If you have some video game shirts in your wardrobe, there's a good chance at least one of them is hers. If you go to a gaming convention and see crowds adorned from the waist up in the characters and iconography of their favorite franchises, her presence is almost unavoidable. Her name is Nina Matsumoto, she's from Canada, and since 2011 she's become one of the most prolific video game T-shirt designers in the business.
Look through our list of the best upcoming games of 2019 and find what your next merch-worthy hobby will be.
Between official collabs and tributes, Matsumoto puts a conservative tally of her total video game shirt design count at around 130 (not counting pins and other merch). For reference, that would be enough to wear a new T-shirt every day for more than four months. If you did all your laundry at once, even after watching one of those lifehack videos that shows you how to fold a T-shirt in 3 seconds, it would take you six and a half minutes to get them in a neat folded pile. Also, as a totally justified aside, those lifehacks never account for how long it takes to lay each T-shirt out nice and flat first, which is total BS.
"It’s cool going to a con and seeing my artwork everywhere, and very rewarding," Matsumoto tells me over email.

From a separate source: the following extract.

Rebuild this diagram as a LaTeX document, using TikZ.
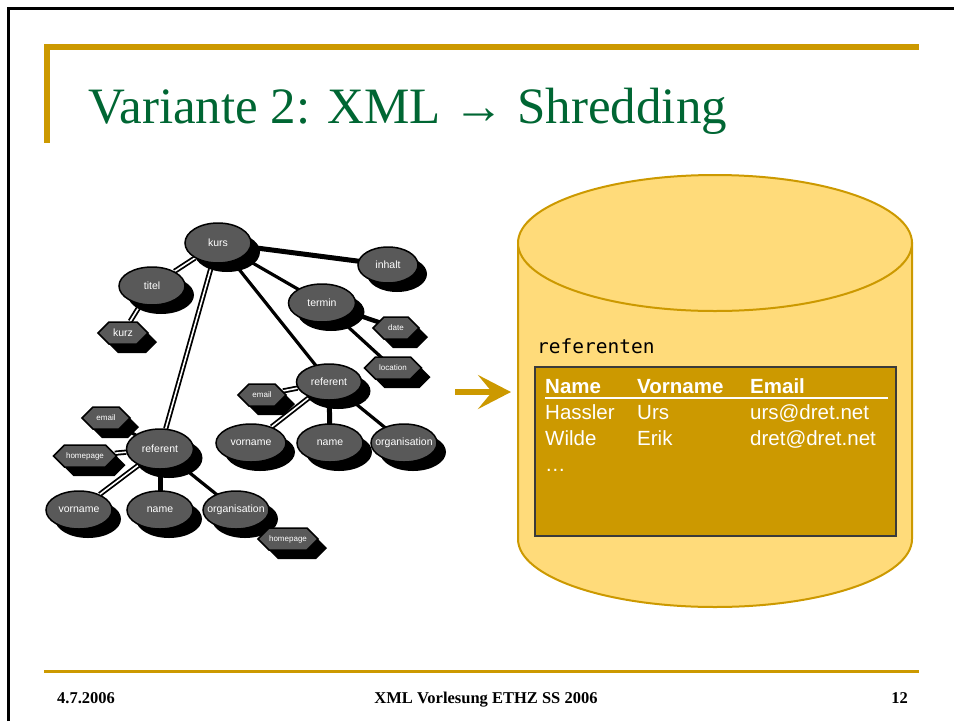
\documentclass[tikz,border=0pt]{standalone}
\usepackage{fontspec}
\setmainfont{Liberation Serif}
\setsansfont{Liberation Sans}
\newfontfamily\monofont{DejaVu Sans Mono}
\usetikzlibrary{shapes.geometric,shapes.symbols,shadows,arrows.meta,backgrounds}

\definecolor{gold}{HTML}{CC9900}
\definecolor{goldlight}{HTML}{FFDB7A}
\definecolor{titlegreen}{HTML}{006633}
\definecolor{nodegray}{HTML}{595959}
\definecolor{tableedge}{HTML}{3A3A3A}

\tikzset{
  shade/.style={drop shadow={shadow xshift=9pt, shadow yshift=-9pt, opacity=1, fill=black}},
  ell/.style={ellipse, draw=black, line width=1.5pt, fill=nodegray, inner sep=0pt,
    minimum width=66pt, minimum height=38pt, text=white,
    font=\sffamily\fontsize{10.5}{12}\selectfont, shade},
  hexa/.style={signal, signal to=east and west, signal pointer angle=90,
    draw=black, line width=1.5pt, fill=nodegray, inner sep=0pt,
    minimum height=22pt, text=white,
    font=\sffamily\fontsize{8}{9}\selectfont, shade},
  dbl/.style={draw=black, line width=1.8pt, double=white, double distance=1.6pt},
  solid3/.style={draw=black, line width=3.2pt},
  solid4/.style={draw=black, line width=4.5pt},
  solid5/.style={draw=black, line width=5pt},
  cell/.style={anchor=base west, text=white, inner sep=0pt,
    font=\sffamily\fontsize{20.5}{24}\selectfont},
  headcell/.style={cell, font=\sffamily\bfseries\fontsize{20.5}{24}\selectfont},
  foot/.style={inner sep=0pt, font=\bfseries\fontsize{16.5}{19}\selectfont}
}

\begin{document}
\begin{tikzpicture}[x=1pt, y=-1pt]
\useasboundingbox (0,0) rectangle (954,721);

% slide frame and gold rules
\draw[line width=2.7pt] (8.5,721) -- (8.5,8.5) -- (954,8.5);
\fill[gold] (44,44) rectangle (919,50);
\fill[gold] (44,44) rectangle (50,143);
\fill[gold] (44,670) rectangle (919,673);

% title
\node[anchor=base west, inner sep=0pt, text=titlegreen,
  font=\fontsize{51}{60}\selectfont] (title) at (88,123)
  {Variante 2: XML → Shredding};

% footer
\node[foot, anchor=base west] (fdate) at (57,703) {4.7.2006};
\node[foot, anchor=base] (fcourse) at (486,703) {XML Vorlesung ETHZ SS 2006};
\node[foot, anchor=base east] (fpage) at (908,703) {12};

% XML tree
\node[ell, minimum height=40pt] (kurs) at (218,243) {kurs};
\node[ell] (titel) at (152,286) {titel};
\node[hexa, minimum width=50pt, font=\sffamily\fontsize{10.5}{12}\selectfont] (kurz) at (123,333) {kurz};
\node[ell, minimum width=60pt, minimum height=36pt] (inhalt) at (388,265) {inhalt};
\node[ell, minimum width=67pt] (termin) at (322,303) {termin};
\node[hexa, minimum width=46pt] (date) at (396,328) {date};
\node[hexa, minimum width=57pt] (location) at (393,368) {location};

\node[ell, minimum width=65pt, minimum height=36pt] (refR) at (329,382) {referent};
\node[hexa, minimum width=48pt] (emailR) at (262,395) {email};
\node[ell, minimum width=70pt] (vornameR) at (251,443) {vorname};
\node[ell] (nameR) at (330,443) {name};
\node[ell] (orgR) at (404,443) {\makebox[0pt]{organisation}};

\node[ell, minimum width=67pt, minimum height=40pt] (refL) at (160,449) {referent};
\node[hexa, minimum width=48pt] (emailL) at (106,418) {email};
\node[hexa, minimum width=63pt] (homeL) at (85,456) {homepage};
\node[ell] (vornameL) at (79,510) {vorname};
\node[ell] (nameL) at (160,510) {name};
\node[ell] (orgL) at (236,510) {\makebox[0pt]{organisation}};
\node[hexa, minimum width=60pt] (homeO) at (288,539) {homepage};

% tree edges, behind the nodes
\begin{scope}[on background layer]
  \draw[dbl] (kurs) -- (titel);
  \draw[dbl] (titel) -- (kurz);
  \draw[solid5] (kurs.center) -- (inhalt.center);
  \draw[solid3] (kurs.center) -- (termin.center);
  \draw[solid3] (kurs.center) -- (refR.center);
  \draw[dbl] (kurs) -- (refL);
  \draw[solid4] (termin.center) -- (date.center);
  \draw[solid3] (termin.center) -- (location.center);
  \draw[dbl] (refR) -- (emailR);
  \draw[dbl] (refR) -- (vornameR);
  \draw[solid5] (refR.center) -- (nameR.center);
  \draw[solid3] (refR.center) -- (orgR.center);
  \draw[solid3] (refL.center) -- (emailL.center);
  \draw[dbl] (refL) -- (homeL);
  \draw[dbl] (refL) -- (vornameL);
  \draw[solid5] (refL.center) -- (nameL.center);
  \draw[solid3] (refL.center) -- (orgL.center);
  \draw[solid3] (orgL.center) -- (homeO.center);
\end{scope}

% arrow towards the database
\coordinate (atail) at (455,392);
\coordinate (atip) at (511,392);
\draw[gold, line width=6pt, -{Stealth[length=33pt, width=34pt, inset=14pt]}] (atail) -- (atip);

% database cylinder
\path[fill=goldlight, draw=gold, line width=2pt]
  (518,243) -- (518,539)
  .. controls (518,576.6) and (606.2,607) .. (715,607)
  .. controls (823.8,607) and (912,576.6) .. (912,539)
  -- (912,243) -- cycle;
\draw[fill=goldlight, draw=gold, line width=2pt] (715,243) ellipse [x radius=197, y radius=68];

% table
\node[anchor=base west, inner sep=0pt, font=\monofont\fontsize{19.5}{22}\selectfont] (tname) at (537,353) {referenten};
\draw[fill=gold, draw=tableedge, line width=1.5pt] (535,367) rectangle (896,536);
\node[headcell] (hname) at (545,393) {Name};
\node[headcell] (hvor) at (637,393) {Vorname};
\node[headcell] (hmail) at (750,393) {Email};
\draw[white, line width=2.5pt] (545,398) -- (888,398);
\node[cell] (r1a) at (545,419) {Hassler};
\node[cell] (r1b) at (637,419) {Urs};
\node[cell] (r1c) at (750,419) {urs@dret.net};
\node[cell] (r2a) at (545,445) {Wilde};
\node[cell] (r2b) at (637,445) {Erik};
\node[cell] (r2c) at (750,445) {dret@dret.net};
\node[cell] (r3a) at (545,471) {…};
\end{tikzpicture}
\end{document}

She's too busy making sweet gaming merch to do a call, which I respect; she's a full-time designer at a game merchandise company with a big presence online as well as at shows like PAX and MAGFest. You'll spot her art on the shelves, on the employees, and on the dozens of bodies in the line stretching around the booth.
These days it may be in the form of one of her newer creations like a set of Deltarune enamel pins, or this ode to Dark Souls' Gwyndolin, or perhaps some vintage-poster inspired Guacamelee threads. "Back when I was first getting started, it was rare enough that I would tell people (if they were standing nearby or whatever) that they’re wearing my design and would thank them for getting it. However, it quickly became impossible to thank them all," admits Matsumoto.
Her first gaming-related design and second shirt (the first was for an anime convention) was this mash-up of Ouendan, the Japanese counterpart to Elite Beat Agents for Nintendo DS, and a now-defunct magazine.
Matsumoto started picking up more work with online apparel companies like The Yetee to do tributes, remixes, and parodies of games: one enduring example is this evocative Super Metroid design she did for Games Done Quick. It was a medium she had a good deal of experience with, from earlier in her career as an artist to her first projects at Fangamer in 2013. As the company grew, so did its stature and relationships within the games industry. Now it's an official merchandise creator and distributor for games ranging from Shovel Knight to Dark Souls to Persona 5.
Matsumoto was pleased to start working on more official collaborations. That way she knows the people who made the game are happy with her work, she says, and fans can support both them and her by purchasing it. A design called "Monster Mosh" that she did for Crypt of the Necrodancer back in 2015 is still her favorite.
"It's my first Fangamer shirt that was my idea from start to finish, completely my style, and required no edits. It's a popular design, and many devs have referenced it when talking to us about what kind of shirt they want. It’s also for an amazing game made by a great studio based in my hometown of Vancouver."
The end product is well known, but I've always wondered how an official video game T-shirt actually takes shape. Is there a bidding process between the production firm and the designers? Is there a boardroom meeting with lots of sketches and proposals? Are there terse discussions about brand values?
"Sometimes the IP holder has an idea of what they want, but the majority of the time, they leave it up to us," Matsumoto says. "It's nice to have that creative freedom. They more often than not are completely on board with what we come up with. Then they just give us the okay to go into production. Indie games tend to agree to more stylistic interpretations of their characters, whereas big studios can be stricter about how their characters are depicted. Approvals can take longer with bigger studios too – waiting is the hardest part."
Concepts, illustrations, design notes, production schedules. All for 130 shirts across 8 years. Is she getting tired of it? I didn't get that impression. Sure, Matsumoto recently branched out with her own shop, full of original art prints (it's all fulfilled by Fangamer out of Tucson, Arizona), and last year she drew a Scholastic children's book about two cats in a robo-dog suit called "Sparks". Even with all that to keep her busy and branching out, there's still something special about walking out onto a show floor, into a living sea of her own artwork.
"I draw comic books on the side, but I can’t tell if anyone’s familiar with my work just from looking at a crowd," Matsumoto says. "With T-shirts it’s immediately visible, and when I go to a convention I can see how widely spread my work is. I appreciate each and every person who wears my shirts – but I do it silently in my head now instead of bothering the shirt owner."